The trick to writing

“There’s nothing to writing. All you do is sit down at a typewriter and open a vein.” ~ Red Smith

Writing

Joost Swarte

Today, I discovered the trick to writing. It’s plain and simple. So plain and simple, in fact, it’ll sound downright ridiculous. But here it goes:

The trick to writing is to write.

Doesn’t that sound absurd? Let me (slightly) clarify.

The trick to writing is to write as if you have no other choice.

This epiphany came from first-hand experience today, as I finally admitted to myself that this is the beginning of the end of my PhD journey. My general introduction was written in the winter (by me, don’t worry) and now I am beginning to produce as many journal-style papers as I can until I’ve conveyed everything worth conveying to the scientific community (I’ve collected a lot of data, it’ll be a while!). Today, I started to write my real papers.

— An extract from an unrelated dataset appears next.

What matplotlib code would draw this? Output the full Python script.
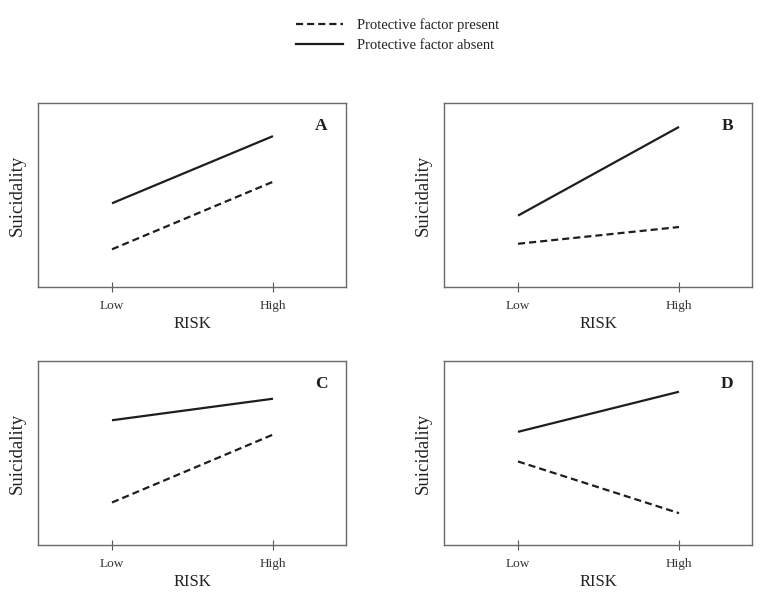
import matplotlib
matplotlib.use("Agg")
import matplotlib.pyplot as plt
from matplotlib.lines import Line2D

plt.rcParams["font.family"] = ["Liberation Serif", "DejaVu Serif"]

# ----------------- DATA -----------------
risk_levels = ["Low", "High"]
risk_x = [1, 2]
panel_names = ["A", "B", "C", "D"]

# suicidality (arbitrary 0-10 scale) at Low / High risk
absent_A = [4.55, 8.2]
present_A = [2.05, 5.72]
absent_B = [3.88, 8.7]
present_B = [2.35, 3.26]
absent_C = [6.78, 7.95]
present_C = [2.31, 6.0]
absent_D = [6.15, 8.33]
present_D = [4.54, 1.73]

absent = [absent_A, absent_B, absent_C, absent_D]
present = [present_A, present_B, present_C, present_D]

legend_labels = ["Protective factor present", "Protective factor absent"]

# ----------------- PLOT -----------------
fig = plt.figure(figsize=(7.62, 5.98), dpi=100)

rects = [
    (38 / 762, 1 - 287 / 598, 308 / 762, 184 / 598),
    (444 / 762, 1 - 287 / 598, 308 / 762, 184 / 598),
    (38 / 762, 1 - 545 / 598, 308 / 762, 184 / 598),
    (444 / 762, 1 - 545 / 598, 308 / 762, 184 / 598),
]

line_col = "#1e1e1e"
dash = (0, (3.2, 1.8))

for rect, name, ya, yp in zip(rects, panel_names, absent, present):
    ax = fig.add_axes(rect)
    ax.plot(risk_x, ya, color=line_col, lw=1.6, solid_capstyle="butt")
    ax.plot(risk_x, yp, color=line_col, lw=1.6, linestyle=dash)
    ax.set_xlim(1 - 74 / 161, 1 + 234 / 161)
    ax.set_ylim(0, 10)
    ax.set_xticks(risk_x)
    ax.set_xticklabels(risk_levels, fontsize=9.5, color="#333333")
    ax.set_yticks([])
    ax.tick_params(axis="x", direction="inout", length=7, width=0.8,
                   color="#555555", pad=6)
    for sp in ax.spines.values():
        sp.set_color("#6a6a6a")
        sp.set_linewidth(1.0)
    ax.set_xlabel("RISK", fontsize=12, color="#222222", labelpad=3)
    ax.set_ylabel("Suicidality", fontsize=13.5, color="#222222", labelpad=9)
    ax.text(0.92, 0.875, name, transform=ax.transAxes, fontsize=12.5,
            fontweight="bold", ha="center", va="center", color="#1e1e1e")

handles = [
    Line2D([], [], color=line_col, lw=1.6, linestyle=dash),
    Line2D([], [], color=line_col, lw=1.6),
]
fig.legend(handles, legend_labels, loc="center", bbox_to_anchor=(0.522, 1 - 35 / 598),
           frameon=False, fontsize=10.5, handlelength=3.2, handletextpad=1.0,
           labelspacing=0.45, labelcolor="#222222")

fig.savefig("out.png", dpi=100)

Of course, by “started to write” I mean the process of actually typing strings of sentences onto a page. The “other” equally important process of writing (i.e., reading, annotating, outlining, bulleting, writing half-sentences that I reassured myself weren’t final because they did not contain THE perfect choice of words) had begun a while ago. And between that wonderfully productive time and today, something weird happened – I froze. Something about beginning the actual process of writing is inanely “freak-out-and-denial-worthy”, once you’ve grasped the reality that THIS tangible beginning of a collection of words, graphs and figures is going to be your Dissertation (capital “D” also spells “daunting”) and that you’d better be good at this because this is the beginning of your long career (hopefully) of pushing to publish papers upon papers (hopefully)…There’s an invisible line between the time when you’re ahead of the game and writing is easy because it’s early in the process, and when suddenly your task becomes to write and produce and submit and defend and graduate. Gasp. I recently crossed the invisible line and suddenly writing became less easy.